Flake and Douglas at the rejected Building 5 on Allied Drive.

  • Flake and Douglas at the rejected Building 5 on Allied Drive.

After reaching a concensus that Building 5 on Allied Drive was poorly configured for wet labs and clusters of tech businesses, the Little Rock Technology Park Authority board tonight eliminated it from consideration as a site for the park. Still on the table: The downtown site at 7th and Collins, the southeast corner of Asher and University and wooded acres on John Barrow Road, all of which the board discussed openly at the Bailey Center at UALR.

The board voted to ask member Dickson Flake to talk to consultant Charles Dilks about what steps the board should do next and whether he would assess the three sites from a business perspective, to see which would be the most attractive to companies. Flake was also authorized to ask engineers what it would cost to get “limited review” of what construction problems might exist on the sites. (Flake said it bothered him that the Authority paid Crafton Tull Engineers $35,000 for its work studying three sites that the city board of directors later said should be off the table and he was not eager to get into another costly contract if possible.) The board also asked member Dr. Michael Douglas to ask companies that have started at or are now housed in UAMS’ Bioventures incubator — where Douglas is director — to come to the next meeting to talk about their needs to grow their companies, an idea that seems past due. The board would like to hear from Safe Foods and CTEH Toxicology Consultants, now located in a business park on Northshore Drive in North Little Rock.

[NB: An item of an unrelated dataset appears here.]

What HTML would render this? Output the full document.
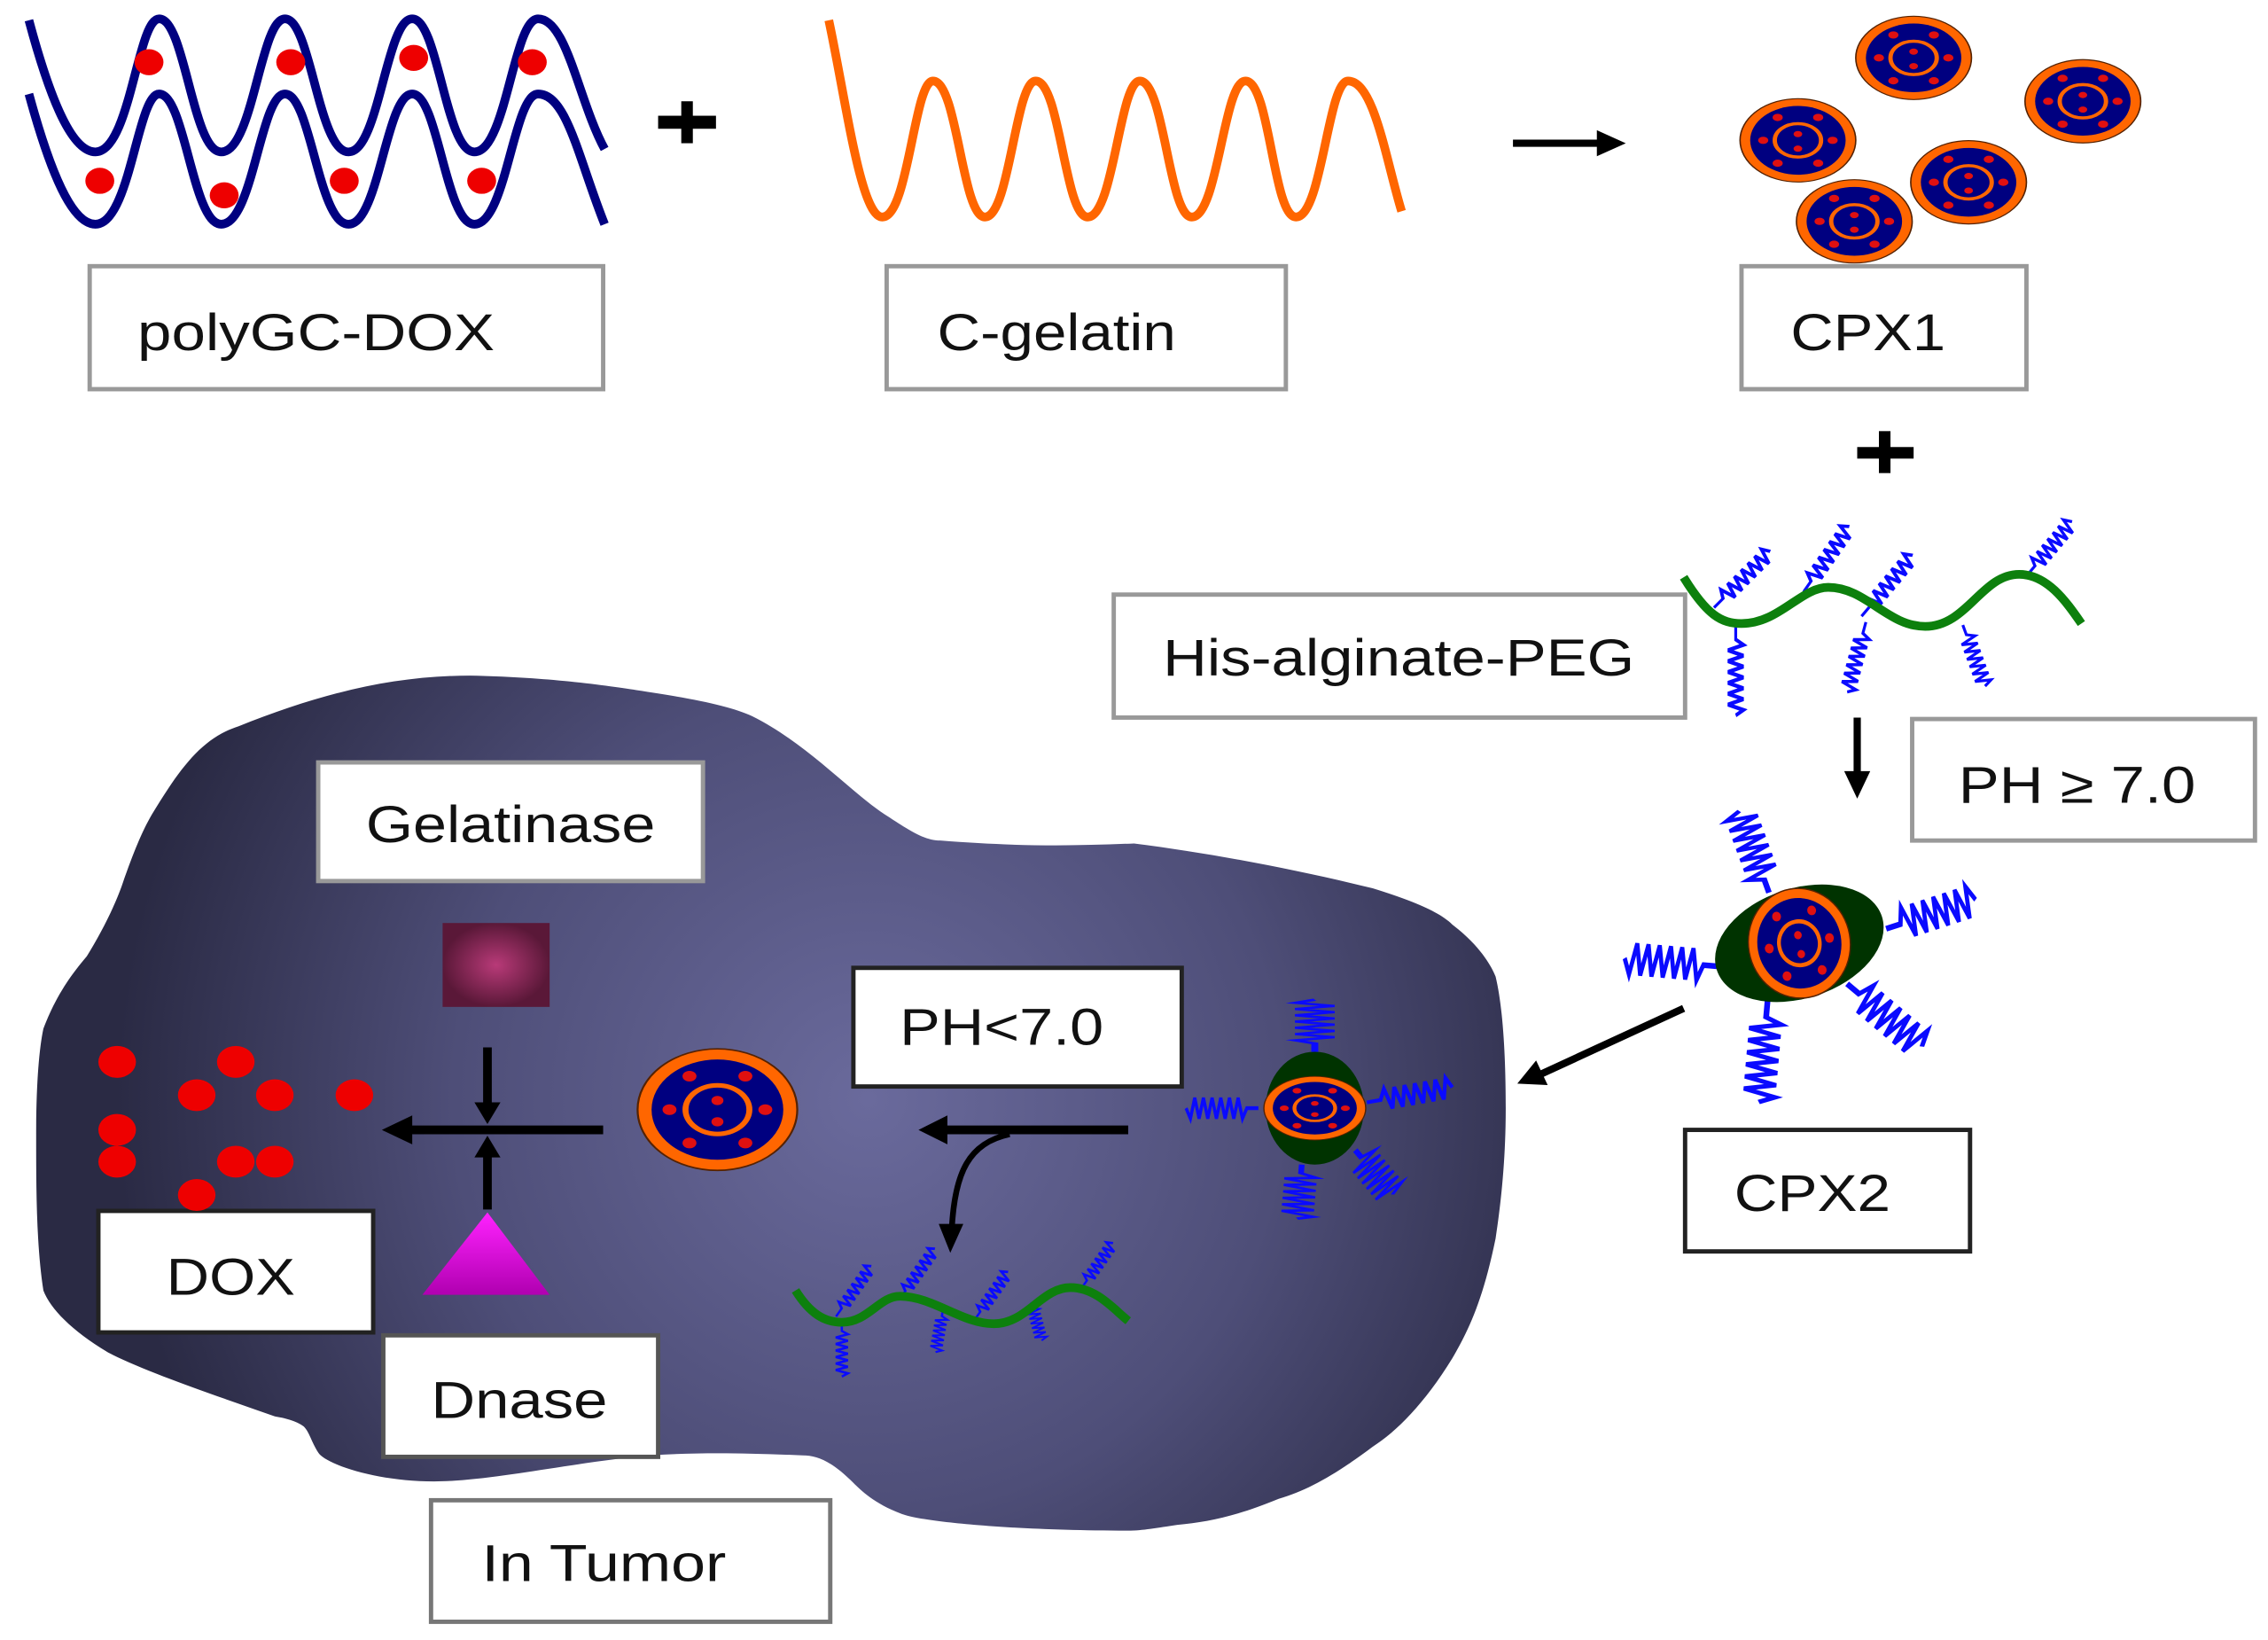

None of the sites got a resounding hoorah from the board, though the John Barrow site drew less criticism than the others. Board members were concerned about the possibility of expanding the 10-acre Collins street site; the park board wants at least 30 acres site.The realtors representing the site — Jimmy Moses and Rett Tucker — have not nailed down agreements from adjoining property owners on their willingness to sell, and board member Bob Johnson criticized the 10 acres assembled as “choppy,” since there’s a slice of private property mid-site. Flake advised his colleagues that they shouldn’t let worries about “assemblage” of property stand in the way of site selection, but Johnson said he wouldn’t like the site “if there were 30 acres” already there.

Concerns about the 83-acre Asher and University property, which the University District Partnership supports, involved the fact that about half the property is wetlands, though the non-wetland area for sale — the shopping center on the southeast corner — is more than sufficient for the tech park’s needs and the Coleman family, which owns part of the property, has said it would sell a smaller parcel if that’s what the board wants, according to partnership head Ron Copeland said. The shopping center is half empty, but member C.J. Duvall expressed concern about kicking out businesses that are still leasing storefronts. Duvall said the site’s strong point was its proximity to UALR; Johnson said the site offered “lots of possibilities” because of its frontage on two major roads.

The John Barrow road property could present topography problems, board members said, since it is below grade and has a small lake in the middle, suggesting a bowl-shape. But the board liked the fact that it’s a clean slate — only woods and no structures to be removed and on a major thoroughfare. Chairman Mary Good noted the neighborhood’s “enormous support” for the site and Duvall said he was happy about the neighborhood’s development.

The John Barrow site is the most distant from UALR, prompting members to again raise the issue of proximity to researchers at UAMS, UALR and Children’s Hospital was again raised. Chairman Good stressed that she thinks locating the park near the researchers is “extraordinarily important,” making it convenient for post-docs for travel between sites and have easy access to university equipment.

The board also thanked Douglas for his service. Douglas, 68, is retiring from Bioventures in February and moving to Texas. UAMS will appoint his successor to the board.